Pam's Points: Rebuilding homes, bridges and parks

photo Rust breaks through an old support beam on the Marion County Bridge as "span one" of the replacement bridge is now in place.

Helping handsgive veteran a lift

When was the last time you saw a City Council member volunteering time and labor on someone's home?

That's just what Chattanooga Councilman Chip Henderson did this weekend. He and a group of volunteers and the Lookout Valley Neighborhood Association began putting a new roof on the home of a 93-year-old World War II veteran, Frank Cordell. The roof leaked so badly that it had nearly fallen in, but the veteran and his seven dogs were making do.

On Friday, while roofers began the housetop work, Henderson installed a fence. This week, crews of volunteers will try to undo leak damage inside the house.

Good job, folks. Good job, Councilman. I think that's called leadership on the ground.

Tax dollars and the nation's infrastructure

Watching your tax dollars span a river will be an interesting pastime this fall, winter and spring.

Monster-sized steel girders -- 180,000 pounds and nearly twice as tall as a man -- began arriving in early October and started to inch across the Tennessee River at Haletown in Marion County late last month.
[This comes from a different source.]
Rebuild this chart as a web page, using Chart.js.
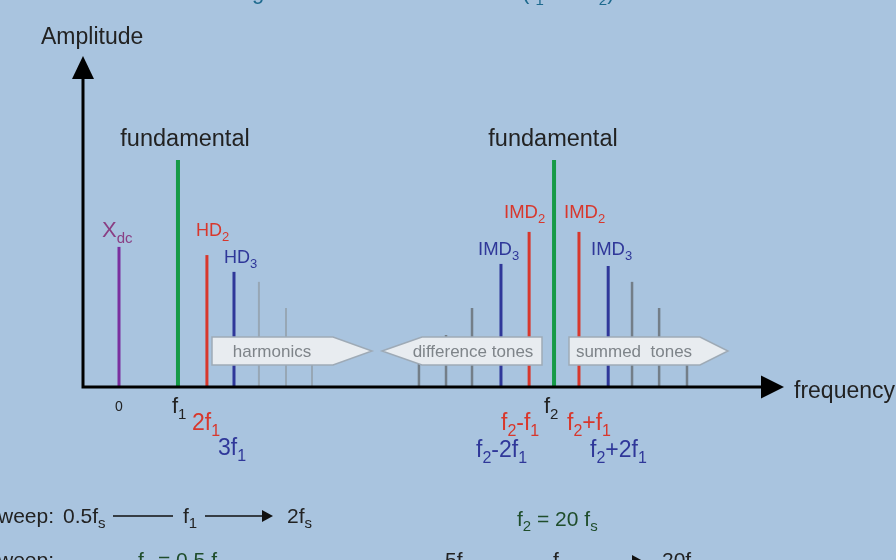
<!DOCTYPE html>
<html>
<head>
<meta charset="utf-8">
<script src="https://cdn.jsdelivr.net/npm/chart.js@4"></script>
<style>
  body { margin: 0; background: #a9c4df; }
  #wrap { width: 896px; height: 560px; }
</style>
</head>
<body>
<div id="wrap"><canvas id="spec"></canvas></div>
<script>
// spectrum lines: frequency position (in line spacings, 0 = dc) and relative amplitude (fundamental = 100)
const freqs = [0, 2.2, 3.28, 4.29, 5.22, 6.23, 7.2, 11.19, 12.2, 13.17, 14.25, 15.3, 16.23, 17.16, 18.25, 19.14, 20.15, 21.19];
const amps  = [61.7, 100, 58.1, 50.7, 46.3, 34.8, 20, 20, 22.9, 34.8, 54.2, 68.3, 100, 68.3, 53.3, 46.3, 34.8, 20];
const kinds = ['dc', 'fund', 'hd2', 'hd3', 'harm', 'harm', 'harm', 'imd', 'imd', 'imd', 'imd3', 'imd2', 'fund', 'imd2', 'imd3', 'imd', 'imd', 'imd'];

const colors = { dc: '#7a2f9e', fund: '#169a47', hd2: '#d8372c', imd2: '#d8372c', hd3: '#2f3799', imd3: '#2f3799', harm: '#97a7b5', imd: '#737e88' };
const widths = { dc: 3, fund: 4, hd2: 3, imd2: 3, hd3: 3, imd3: 3, harm: 2, imd: 2.5 };

const RED = '#d8372c', BLUE = '#2f3799', DARK = '#222';
const FONT = '"Liberation Sans", Arial, sans-serif';

// draw text with subscripts, parts starting with "_" are subscripts
function rich(ctx, x, y, parts, size, color, align) {
  const sub = Math.round(size * 0.7);
  let w = 0;
  parts.forEach(p => {
    const s = p[0] === '_';
    ctx.font = (s ? sub : size) + 'px ' + FONT;
    w += ctx.measureText(s ? p.slice(1) : p).width;
  });
  let cx = align === 'center' ? x - w / 2 : (align === 'right' ? x - w : x);
  ctx.fillStyle = color;
  ctx.textAlign = 'left';
  ctx.textBaseline = 'alphabetic';
  parts.forEach(p => {
    const s = p[0] === '_';
    const t = s ? p.slice(1) : p;
    ctx.font = (s ? sub : size) + 'px ' + FONT;
    ctx.fillText(t, cx, s ? y + size * 0.25 : y);
    cx += ctx.measureText(t).width;
  });
}

function box(ctx, pts, label, cx) {
  ctx.beginPath();
  pts.forEach((p, i) => i ? ctx.lineTo(p[0], p[1]) : ctx.moveTo(p[0], p[1]));
  ctx.closePath();
  ctx.fillStyle = '#e8ecf0';
  ctx.fill();
  ctx.strokeStyle = '#9eaab6';
  ctx.lineWidth = 1.5;
  ctx.stroke();
  ctx.font = '17px ' + FONT;
  ctx.fillStyle = '#7e8489';
  ctx.textAlign = 'center';
  ctx.textBaseline = 'middle';
  ctx.fillText(label, cx, 352);
}

function arrowLine(ctx, x0, x1, y, head) {
  ctx.strokeStyle = '#111';
  ctx.lineWidth = 1.6;
  ctx.beginPath(); ctx.moveTo(x0, y); ctx.lineTo(x1, y); ctx.stroke();
  if (head) {
    ctx.fillStyle = '#111';
    ctx.beginPath(); ctx.moveTo(x1, y - 6); ctx.lineTo(x1 + 11, y); ctx.lineTo(x1, y + 6); ctx.closePath(); ctx.fill();
  }
}

const annotations = {
  id: 'annotations',
  afterDatasetsDraw(chart) {
    const ctx = chart.ctx;
    const area = chart.chartArea;
    const y0 = chart.scales.y.getPixelForValue(0);
    const xl = area.left;
    ctx.save();

    // boxes over the small lines
    box(ctx, [[212, 337], [333, 337], [372, 351], [333, 365], [212, 365]], 'harmonics', 272);
    box(ctx, [[382, 351], [422, 337], [542, 337], [542, 365], [422, 365]], 'difference tones', 473);
    box(ctx, [[569, 337], [700, 337], [728, 351], [700, 365], [569, 365]], 'summed  tones', 634);

    // axes with arrow heads
    ctx.strokeStyle = '#000';
    ctx.fillStyle = '#000';
    ctx.lineWidth = 3;
    ctx.beginPath();
    ctx.moveTo(xl, y0 + 1.5); ctx.lineTo(xl, 70);
    ctx.moveTo(xl - 1.5, y0); ctx.lineTo(765, y0);
    ctx.stroke();
    ctx.beginPath(); ctx.moveTo(xl, 56); ctx.lineTo(xl + 11, 79); ctx.lineTo(xl - 11, 79); ctx.closePath(); ctx.fill();
    ctx.beginPath(); ctx.moveTo(784, y0); ctx.lineTo(761, y0 - 11.5); ctx.lineTo(761, y0 + 11.5); ctx.closePath(); ctx.fill();

    // cut-off title at the top
    rich(ctx, 252, -1, ['g'], 22, '#1e6a8e', 'left');
    rich(ctx, 522, -1, ['(f', '_1', ' and f', '_2', ')'], 22, '#1e6a8e', 'left');

    // axis titles
    ctx.font = '23px ' + FONT;
    ctx.fillStyle = DARK;
    ctx.textAlign = 'left';
    ctx.textBaseline = 'alphabetic';
    ctx.fillText('Amplitude', 41, 44);
    ctx.fillText('frequency', 794, 398);
    ctx.font = '23.5px ' + FONT;
    ctx.textAlign = 'center';
    ctx.fillText('fundamental', 185, 146);
    ctx.fillText('fundamental', 553, 146);

    // line labels
    rich(ctx, 102, 237, ['X', '_dc'], 22, '#8a3f84', 'left');
    rich(ctx, 196, 236, ['HD', '_2'], 18, RED, 'left');
    rich(ctx, 224, 263, ['HD', '_3'], 18, BLUE, 'left');
    rich(ctx, 504, 218, ['IMD', '_2'], 18.5, RED, 'left');
    rich(ctx, 564, 218, ['IMD', '_2'], 18.5, RED, 'left');
    rich(ctx, 478, 255, ['IMD', '_3'], 18.5, BLUE, 'left');
    rich(ctx, 591, 255, ['IMD', '_3'], 18.5, BLUE, 'left');

    // frequency labels below the axis
    rich(ctx, 119, 411, ['0'], 14, DARK, 'center');
    rich(ctx, 172, 413, ['f', '_1'], 22, DARK, 'left');
    rich(ctx, 192, 430, ['2f', '_1'], 23, RED, 'left');
    rich(ctx, 218, 455, ['3f', '_1'], 23, BLUE, 'left');
    rich(ctx, 544, 413, ['f', '_2'], 22, DARK, 'left');
    rich(ctx, 501, 430, ['f', '_2', '-f', '_1'], 23, RED, 'left');
    rich(ctx, 567, 430, ['f', '_2', '+f', '_1'], 23, RED, 'left');
    rich(ctx, 476, 457, ['f', '_2', '-2f', '_1'], 23, BLUE, 'left');
    rich(ctx, 590, 457, ['f', '_2', '+2f', '_1'], 23, BLUE, 'left');

    // sweep notes at the bottom
    rich(ctx, -2, 523, ['weep:'], 21, DARK, 'left');
    rich(ctx, 63, 523, ['0.5f', '_s'], 21, DARK, 'left');
    arrowLine(ctx, 113, 173, 516, false);
    rich(ctx, 183, 523, ['f', '_1'], 21, DARK, 'left');
    arrowLine(ctx, 205, 262, 516, true);
    rich(ctx, 287, 523, ['2f', '_s'], 21, DARK, 'left');
    rich(ctx, 517, 526, ['f', '_2', ' = 20 f', '_s'], 21, '#1f4d2b', 'left');

    rich(ctx, -2, 567, ['weep:'], 21, DARK, 'left');
    rich(ctx, 138, 567, ['f', '_1', ' = 0.5 f', '_s'], 21, '#1f4d2b', 'left');
    rich(ctx, 445, 567, ['5f', '_s'], 21, DARK, 'left');
    arrowLine(ctx, 478, 540, 561, false);
    rich(ctx, 553, 567, ['f', '_2'], 21, DARK, 'left');
    arrowLine(ctx, 572, 632, 561, true);
    rich(ctx, 662, 567, ['20f', '_s'], 21, DARK, 'left');

    ctx.restore();
  }
};

const datasets = freqs.map((f, i) => ({
  data: [{ x: f, y: 0 }, { x: f, y: amps[i] }],
  showLine: true,
  borderColor: colors[kinds[i]],
  borderWidth: widths[kinds[i]],
  pointRadius: 0,
  clip: false
}));

new Chart(document.getElementById('spec'), {
  type: 'scatter',
  data: { datasets },
  options: {
    responsive: true,
    maintainAspectRatio: false,
    animation: false,
    layout: { padding: { left: 83, right: 131, top: 75, bottom: 173 } },
    plugins: { legend: { display: false }, tooltip: { enabled: false } },
    scales: {
      x: { type: 'linear', min: -1.343, max: 24.1, display: false },
      y: { type: 'linear', min: 0, max: 137.4, display: false }
    }
  },
  plugins: [annotations]
});
</script>
</body>
</html>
The bridge will carry U.S. Highway 41 traffic.

The Marion County bridge, crossing a "narrow" part of the river (1,883 feet, or more than six and a half football fields, or just over a third of a mile) is estimated to cost $21.6 million.

It will connect the "scenic drive" from Chattanooga to Nashville. And once upon a time -- before Interstate 24 -- it was "the main road between Chicago and Miami."

The new span replaces an 82-year-old steel truss bridge that was structurally obsolete years ago.

The 20 foot-wide, two-lane track across the river was too narrow for today's wider vehicles to pass comfortably and had claimed countless vehicle side-mirrors over the years, according to Marion County highway workers. And rust problems forced a temporary closure of the bridge in 2010 so workers could fix some of the corroded steel. Highway officials had planned to keep the old bridge open during construction of the new bridge until core drillings found the old bridge had stability problems on the river bed, so the old trusses were closed.

The construction puts us among the nation's lucky. In total, one in nine of the nation's bridges are rated as structurally deficient, and the average age of the nation's 607,380 bridges is 42 years.

The Federal Highway Administration estimates that to eliminate the nation's bridge deficient backlog by 2028, we would need to invest $20.5 billion annually, while only $12.8 billion is being spent currently. The 2013 Report Card for America's Infrastructure states that the nation's challenge is to increase bridge investments by $8 billion a year to address the identified $76 billion in needs for deficient bridges across the United States.

Whew. Now that's some tax dollars.

City parks review to look at use, need

Kudos to both the Land for Public Trust and Chattanooga for making a review of the city's 71 parks or greenways to determine whether they actually work for residents, and to find communities in need of green play-space.

The city renewed an annual $100,000 contract with the trust, but this year the agreement includes the trust advising the city about needs and opportunities in communities.

Trust director Rick Wood called it "a real investment in neighborhoods."

The city has about 4,000 acres of park space and more than 70 parks, recreational areas and greenways, but a community survey found that 30 percent of residents answering a survey said they never use the park nearest to their house. Another 41 percent said they visit the nearest park only a few times a year.

It's time for that review and a better plan.